— start of ENTRIES SUPPLIED —

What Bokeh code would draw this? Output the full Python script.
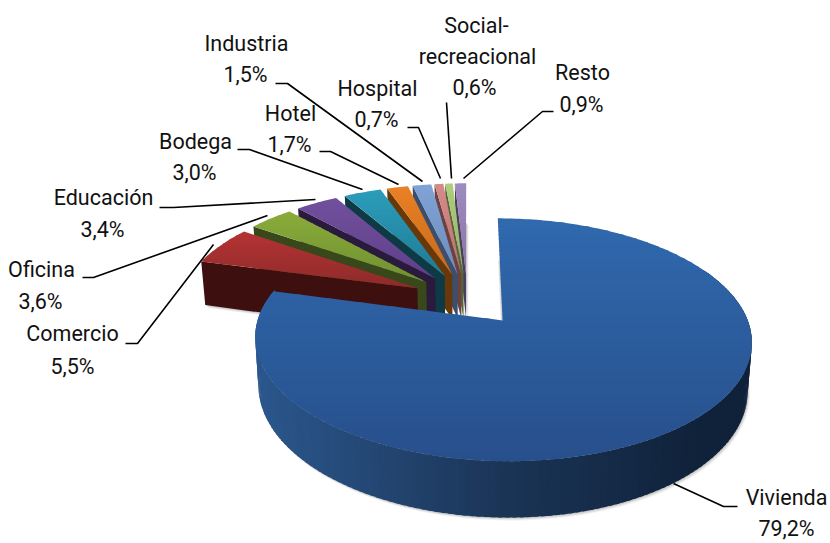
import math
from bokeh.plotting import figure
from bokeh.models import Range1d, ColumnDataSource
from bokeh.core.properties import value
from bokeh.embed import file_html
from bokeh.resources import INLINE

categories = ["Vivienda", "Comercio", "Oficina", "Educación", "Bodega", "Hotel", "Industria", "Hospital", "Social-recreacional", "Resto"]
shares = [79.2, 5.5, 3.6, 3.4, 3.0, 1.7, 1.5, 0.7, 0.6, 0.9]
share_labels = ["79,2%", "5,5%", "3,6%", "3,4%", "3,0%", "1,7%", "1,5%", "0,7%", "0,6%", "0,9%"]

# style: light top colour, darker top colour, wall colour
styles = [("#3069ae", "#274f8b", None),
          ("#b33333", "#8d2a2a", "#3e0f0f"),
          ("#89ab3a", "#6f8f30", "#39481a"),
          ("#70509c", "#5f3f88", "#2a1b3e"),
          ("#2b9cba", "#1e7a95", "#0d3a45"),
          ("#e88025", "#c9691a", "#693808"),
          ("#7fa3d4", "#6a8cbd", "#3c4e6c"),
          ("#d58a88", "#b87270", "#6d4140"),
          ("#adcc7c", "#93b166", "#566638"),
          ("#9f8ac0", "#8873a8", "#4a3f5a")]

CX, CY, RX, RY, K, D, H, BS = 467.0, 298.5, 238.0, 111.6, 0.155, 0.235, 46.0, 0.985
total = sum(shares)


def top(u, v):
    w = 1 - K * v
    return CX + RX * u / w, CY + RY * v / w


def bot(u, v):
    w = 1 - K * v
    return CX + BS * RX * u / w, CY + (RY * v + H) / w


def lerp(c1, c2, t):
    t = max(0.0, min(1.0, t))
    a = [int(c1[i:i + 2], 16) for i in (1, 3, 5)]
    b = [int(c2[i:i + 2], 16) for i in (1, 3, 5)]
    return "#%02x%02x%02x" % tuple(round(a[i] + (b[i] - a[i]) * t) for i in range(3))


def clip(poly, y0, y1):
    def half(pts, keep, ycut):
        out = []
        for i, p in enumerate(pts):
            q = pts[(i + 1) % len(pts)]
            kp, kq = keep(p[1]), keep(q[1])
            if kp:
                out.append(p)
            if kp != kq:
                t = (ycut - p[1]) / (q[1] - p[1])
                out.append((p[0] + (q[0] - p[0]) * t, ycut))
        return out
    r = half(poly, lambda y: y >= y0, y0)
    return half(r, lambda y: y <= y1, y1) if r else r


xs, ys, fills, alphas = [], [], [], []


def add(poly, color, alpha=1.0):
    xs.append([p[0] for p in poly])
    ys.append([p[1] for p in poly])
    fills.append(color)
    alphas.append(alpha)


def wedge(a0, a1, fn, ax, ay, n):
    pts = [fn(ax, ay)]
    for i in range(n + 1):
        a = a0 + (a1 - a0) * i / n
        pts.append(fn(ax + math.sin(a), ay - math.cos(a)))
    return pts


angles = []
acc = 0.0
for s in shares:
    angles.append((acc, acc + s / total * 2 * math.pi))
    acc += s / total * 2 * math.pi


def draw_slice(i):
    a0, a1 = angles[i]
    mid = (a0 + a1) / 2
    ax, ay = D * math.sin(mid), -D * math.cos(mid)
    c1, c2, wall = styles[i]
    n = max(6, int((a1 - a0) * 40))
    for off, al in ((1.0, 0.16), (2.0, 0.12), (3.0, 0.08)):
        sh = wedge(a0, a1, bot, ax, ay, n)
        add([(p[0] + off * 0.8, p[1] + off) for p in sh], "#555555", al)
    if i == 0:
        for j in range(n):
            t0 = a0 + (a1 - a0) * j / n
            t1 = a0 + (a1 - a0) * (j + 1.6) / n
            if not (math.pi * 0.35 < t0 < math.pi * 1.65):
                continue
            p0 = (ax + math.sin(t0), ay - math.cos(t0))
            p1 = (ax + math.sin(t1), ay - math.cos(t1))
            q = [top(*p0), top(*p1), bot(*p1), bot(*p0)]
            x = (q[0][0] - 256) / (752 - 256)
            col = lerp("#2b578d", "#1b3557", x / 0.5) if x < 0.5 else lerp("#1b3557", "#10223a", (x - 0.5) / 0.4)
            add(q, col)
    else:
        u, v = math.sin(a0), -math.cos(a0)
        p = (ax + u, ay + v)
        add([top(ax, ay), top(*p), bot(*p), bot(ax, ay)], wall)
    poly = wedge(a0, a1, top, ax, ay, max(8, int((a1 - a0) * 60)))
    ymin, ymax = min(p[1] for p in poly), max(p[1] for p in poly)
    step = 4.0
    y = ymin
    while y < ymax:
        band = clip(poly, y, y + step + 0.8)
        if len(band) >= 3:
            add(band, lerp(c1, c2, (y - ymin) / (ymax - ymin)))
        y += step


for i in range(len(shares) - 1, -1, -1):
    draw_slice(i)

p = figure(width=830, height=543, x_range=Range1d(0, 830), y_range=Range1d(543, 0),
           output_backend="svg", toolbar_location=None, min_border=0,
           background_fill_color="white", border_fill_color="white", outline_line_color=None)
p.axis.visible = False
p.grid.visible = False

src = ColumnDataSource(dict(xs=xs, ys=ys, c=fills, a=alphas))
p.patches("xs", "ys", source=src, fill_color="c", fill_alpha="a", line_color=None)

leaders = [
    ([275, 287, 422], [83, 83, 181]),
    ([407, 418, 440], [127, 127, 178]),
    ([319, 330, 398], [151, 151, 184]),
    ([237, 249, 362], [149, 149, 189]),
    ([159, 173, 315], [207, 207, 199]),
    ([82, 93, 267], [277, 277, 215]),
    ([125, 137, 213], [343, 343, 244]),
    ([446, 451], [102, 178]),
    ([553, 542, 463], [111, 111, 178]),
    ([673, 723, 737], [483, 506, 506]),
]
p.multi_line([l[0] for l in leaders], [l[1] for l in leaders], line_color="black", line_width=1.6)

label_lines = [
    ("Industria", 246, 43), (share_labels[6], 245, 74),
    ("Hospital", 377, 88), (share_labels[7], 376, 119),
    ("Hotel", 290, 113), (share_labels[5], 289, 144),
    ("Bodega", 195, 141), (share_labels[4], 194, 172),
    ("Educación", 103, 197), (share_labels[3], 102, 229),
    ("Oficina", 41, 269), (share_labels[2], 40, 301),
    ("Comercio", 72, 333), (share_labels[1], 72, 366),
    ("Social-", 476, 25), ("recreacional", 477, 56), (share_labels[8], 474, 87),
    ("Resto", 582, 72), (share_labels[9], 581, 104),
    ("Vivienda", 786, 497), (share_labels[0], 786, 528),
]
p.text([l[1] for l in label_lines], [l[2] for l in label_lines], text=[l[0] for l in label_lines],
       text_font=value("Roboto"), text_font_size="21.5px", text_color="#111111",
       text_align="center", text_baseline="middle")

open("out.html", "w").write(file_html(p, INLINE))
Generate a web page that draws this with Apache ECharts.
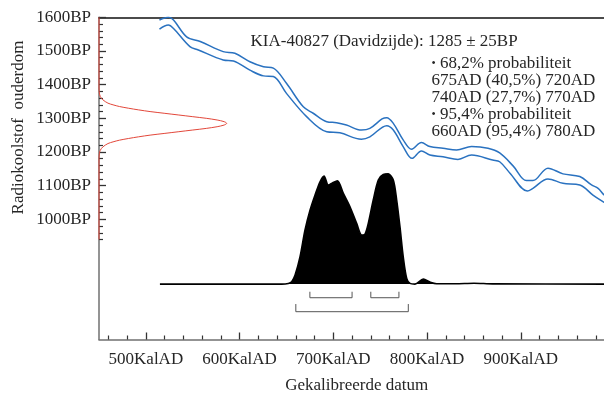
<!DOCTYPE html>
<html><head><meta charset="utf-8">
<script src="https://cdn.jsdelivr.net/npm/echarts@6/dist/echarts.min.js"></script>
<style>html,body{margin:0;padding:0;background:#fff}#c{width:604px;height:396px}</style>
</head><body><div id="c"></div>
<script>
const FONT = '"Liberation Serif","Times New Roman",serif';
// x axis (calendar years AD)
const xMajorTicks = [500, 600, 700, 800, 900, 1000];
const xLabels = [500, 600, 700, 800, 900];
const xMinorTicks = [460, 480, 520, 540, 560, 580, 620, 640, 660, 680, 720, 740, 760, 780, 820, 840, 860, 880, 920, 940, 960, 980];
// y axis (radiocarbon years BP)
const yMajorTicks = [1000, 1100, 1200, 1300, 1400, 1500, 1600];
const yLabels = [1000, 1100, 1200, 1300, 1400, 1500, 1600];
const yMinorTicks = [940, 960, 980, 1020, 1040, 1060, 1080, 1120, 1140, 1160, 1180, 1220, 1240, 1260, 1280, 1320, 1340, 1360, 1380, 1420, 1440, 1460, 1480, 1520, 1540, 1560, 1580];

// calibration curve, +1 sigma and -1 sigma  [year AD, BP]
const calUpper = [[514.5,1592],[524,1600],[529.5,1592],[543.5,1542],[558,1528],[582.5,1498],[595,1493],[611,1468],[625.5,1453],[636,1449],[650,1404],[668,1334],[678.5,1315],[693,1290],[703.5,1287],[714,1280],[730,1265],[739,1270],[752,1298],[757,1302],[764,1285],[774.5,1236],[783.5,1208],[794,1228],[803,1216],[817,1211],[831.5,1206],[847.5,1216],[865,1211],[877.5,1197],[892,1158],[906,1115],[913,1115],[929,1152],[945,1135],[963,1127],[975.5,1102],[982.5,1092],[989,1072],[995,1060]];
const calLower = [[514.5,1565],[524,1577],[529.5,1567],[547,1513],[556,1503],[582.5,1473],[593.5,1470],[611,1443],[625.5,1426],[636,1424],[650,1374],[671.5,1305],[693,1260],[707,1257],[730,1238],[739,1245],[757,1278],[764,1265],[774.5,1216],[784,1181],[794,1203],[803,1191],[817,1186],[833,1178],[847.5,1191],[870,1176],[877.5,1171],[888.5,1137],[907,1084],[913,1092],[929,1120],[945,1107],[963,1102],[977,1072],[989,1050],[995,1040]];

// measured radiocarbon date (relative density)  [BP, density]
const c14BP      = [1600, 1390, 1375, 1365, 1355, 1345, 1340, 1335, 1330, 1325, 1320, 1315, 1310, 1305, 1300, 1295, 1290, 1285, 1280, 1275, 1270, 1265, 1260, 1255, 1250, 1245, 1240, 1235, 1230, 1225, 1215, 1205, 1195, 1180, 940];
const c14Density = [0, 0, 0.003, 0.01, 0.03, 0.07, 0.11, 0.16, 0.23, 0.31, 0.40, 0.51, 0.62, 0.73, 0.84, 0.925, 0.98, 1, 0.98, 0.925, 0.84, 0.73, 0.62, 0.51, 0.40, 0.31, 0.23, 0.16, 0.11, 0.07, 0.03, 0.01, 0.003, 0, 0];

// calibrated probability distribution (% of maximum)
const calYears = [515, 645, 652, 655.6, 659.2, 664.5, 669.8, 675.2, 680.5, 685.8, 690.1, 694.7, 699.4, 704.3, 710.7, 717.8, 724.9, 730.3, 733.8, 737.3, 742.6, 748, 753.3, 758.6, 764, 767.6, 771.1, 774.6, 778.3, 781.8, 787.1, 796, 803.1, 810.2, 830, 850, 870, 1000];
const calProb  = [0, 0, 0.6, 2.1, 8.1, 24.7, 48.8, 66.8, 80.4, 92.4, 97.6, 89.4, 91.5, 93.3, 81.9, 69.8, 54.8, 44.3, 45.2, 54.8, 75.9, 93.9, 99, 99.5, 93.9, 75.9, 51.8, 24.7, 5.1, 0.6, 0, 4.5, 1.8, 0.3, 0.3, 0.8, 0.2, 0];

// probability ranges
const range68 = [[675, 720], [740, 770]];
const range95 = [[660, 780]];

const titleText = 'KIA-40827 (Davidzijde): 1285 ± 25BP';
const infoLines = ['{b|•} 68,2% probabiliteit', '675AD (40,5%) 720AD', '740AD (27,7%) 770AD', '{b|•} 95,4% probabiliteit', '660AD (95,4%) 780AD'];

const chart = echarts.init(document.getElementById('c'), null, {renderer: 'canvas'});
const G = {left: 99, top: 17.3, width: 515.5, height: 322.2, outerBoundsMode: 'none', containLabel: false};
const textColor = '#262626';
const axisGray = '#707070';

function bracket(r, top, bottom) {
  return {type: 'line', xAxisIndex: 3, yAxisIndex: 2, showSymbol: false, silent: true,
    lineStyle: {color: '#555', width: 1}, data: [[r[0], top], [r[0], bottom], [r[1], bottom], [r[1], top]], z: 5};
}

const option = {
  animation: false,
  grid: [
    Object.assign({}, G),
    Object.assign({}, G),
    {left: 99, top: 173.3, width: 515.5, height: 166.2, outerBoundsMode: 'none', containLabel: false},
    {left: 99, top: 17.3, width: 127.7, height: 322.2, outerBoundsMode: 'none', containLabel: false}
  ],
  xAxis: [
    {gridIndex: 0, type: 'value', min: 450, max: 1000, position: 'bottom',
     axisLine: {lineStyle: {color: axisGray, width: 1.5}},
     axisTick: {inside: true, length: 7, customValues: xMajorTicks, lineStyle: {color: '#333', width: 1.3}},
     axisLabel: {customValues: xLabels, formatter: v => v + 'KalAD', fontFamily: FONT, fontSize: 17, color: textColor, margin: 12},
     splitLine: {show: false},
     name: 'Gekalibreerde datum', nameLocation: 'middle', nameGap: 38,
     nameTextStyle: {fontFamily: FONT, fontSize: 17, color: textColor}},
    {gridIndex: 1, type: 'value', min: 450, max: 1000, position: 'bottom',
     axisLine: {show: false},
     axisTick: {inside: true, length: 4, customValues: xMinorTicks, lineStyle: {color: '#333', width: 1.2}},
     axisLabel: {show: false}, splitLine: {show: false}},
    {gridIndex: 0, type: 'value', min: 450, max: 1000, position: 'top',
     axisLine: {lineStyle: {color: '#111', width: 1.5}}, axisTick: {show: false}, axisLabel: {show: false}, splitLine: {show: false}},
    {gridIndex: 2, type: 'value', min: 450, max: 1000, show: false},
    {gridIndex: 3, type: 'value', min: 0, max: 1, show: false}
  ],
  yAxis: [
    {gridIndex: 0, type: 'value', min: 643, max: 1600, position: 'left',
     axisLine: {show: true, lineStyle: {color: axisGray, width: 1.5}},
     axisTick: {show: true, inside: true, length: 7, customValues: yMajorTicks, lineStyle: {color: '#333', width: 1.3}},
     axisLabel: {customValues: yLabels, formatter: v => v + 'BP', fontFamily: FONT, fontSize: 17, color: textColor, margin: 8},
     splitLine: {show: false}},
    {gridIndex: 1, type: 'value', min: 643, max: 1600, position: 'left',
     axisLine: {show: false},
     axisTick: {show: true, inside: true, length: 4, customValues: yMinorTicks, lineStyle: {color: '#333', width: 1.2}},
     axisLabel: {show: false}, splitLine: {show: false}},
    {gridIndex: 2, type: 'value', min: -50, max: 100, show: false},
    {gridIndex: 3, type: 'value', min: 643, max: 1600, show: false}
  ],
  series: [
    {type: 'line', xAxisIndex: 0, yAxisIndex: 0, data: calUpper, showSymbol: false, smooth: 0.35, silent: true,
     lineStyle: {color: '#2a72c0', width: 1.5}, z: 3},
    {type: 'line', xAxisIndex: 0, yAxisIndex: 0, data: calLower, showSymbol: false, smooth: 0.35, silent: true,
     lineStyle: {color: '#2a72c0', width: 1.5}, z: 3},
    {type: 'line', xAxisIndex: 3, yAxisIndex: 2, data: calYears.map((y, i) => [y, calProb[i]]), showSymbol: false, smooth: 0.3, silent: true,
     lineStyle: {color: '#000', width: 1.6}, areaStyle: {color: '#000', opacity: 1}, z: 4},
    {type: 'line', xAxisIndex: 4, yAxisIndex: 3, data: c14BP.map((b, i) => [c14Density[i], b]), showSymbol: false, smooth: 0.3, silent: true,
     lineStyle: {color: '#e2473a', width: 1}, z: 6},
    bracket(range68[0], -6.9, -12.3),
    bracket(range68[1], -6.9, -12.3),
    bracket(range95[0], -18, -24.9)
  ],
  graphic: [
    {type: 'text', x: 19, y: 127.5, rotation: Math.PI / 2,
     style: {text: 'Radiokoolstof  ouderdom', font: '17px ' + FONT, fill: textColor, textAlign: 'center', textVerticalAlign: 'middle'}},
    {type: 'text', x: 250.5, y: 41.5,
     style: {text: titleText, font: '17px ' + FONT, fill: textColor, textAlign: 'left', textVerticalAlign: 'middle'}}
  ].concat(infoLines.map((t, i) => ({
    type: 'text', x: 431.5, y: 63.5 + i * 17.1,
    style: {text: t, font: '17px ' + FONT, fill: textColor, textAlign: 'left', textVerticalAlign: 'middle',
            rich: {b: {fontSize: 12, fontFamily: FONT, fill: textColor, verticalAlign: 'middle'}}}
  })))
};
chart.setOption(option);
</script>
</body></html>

— end of ENTRIES SUPPLIED —

| DO THIS |
Go through the records and gather the lines that hold "script".

| SOLUTION TO THE EXERCISE |
What Bokeh code would draw this? Output the full Python script.
<script src="https://cdn.jsdelivr.net/npm/echarts@6/dist/echarts.min.js"></script>
<script>
</script>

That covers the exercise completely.